Et qui donc, sans vouloir sortir de notre pays, ni remonter plus haut que le siècle dernier, a retiré la France du bagne de la féodalité, a supprimé la corvée, a effacé la torture, a déchiré la lettre de cachet, a déshonoré enfin l’effroyable monstruosité de l’ancien régime, si ce n’est un écrivain, tantôt celui-ci, tantôt celui-là, tantôt Montesquieu, tantôt Turgot, tantôt Rousseau, tantôt Voltaire ?

Et qui donc a fait la Révolution, notre foi et notre raison d’être à nous autres tous, rachetés par elle de l’indignité de la roture ? Cherchez, n’importe dans quel ordre de faits ou d’institutions, ce qui a grandi ou glorifié la France, et je vous mets au défi de trouver un droit, un principe acquis, qu’un écrivain n’ait proclamé le premier et payé de la Bastille.

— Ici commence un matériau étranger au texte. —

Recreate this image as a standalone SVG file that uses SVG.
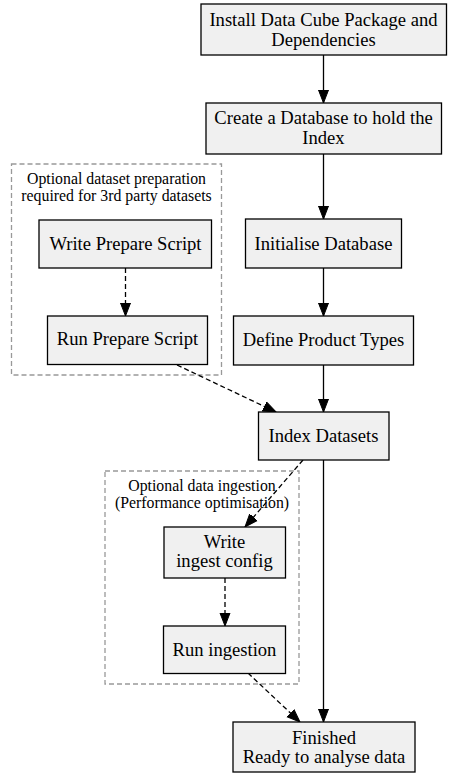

Et vous-même, Monsieur, qui donc encore vous a fait au moral ? Tout ce que vous croyez, tout ce que vous savez, vous le croyez et vous le savez parce qu’un écrivain l’a dit quelque part, lorsque vous dormiez encore sur le sein de votre nourrice. Si l’anatomie pouvait disséquer l’esprit comme elle dissèque le corps humain, elle dirait à point nommé, en faisant l’analyse de votre bagage intellectuel : Voilà une idée de Benjamin Constant, voici une idée de Béranger, etc. Vous voyez combien l’état même de votre cerveau vous recommande le respect pour votre justiciable actuel, car si vous n’aviez jamais lu aucun livre, vous auriez juste l’esprit d’un sabotier du Morvan.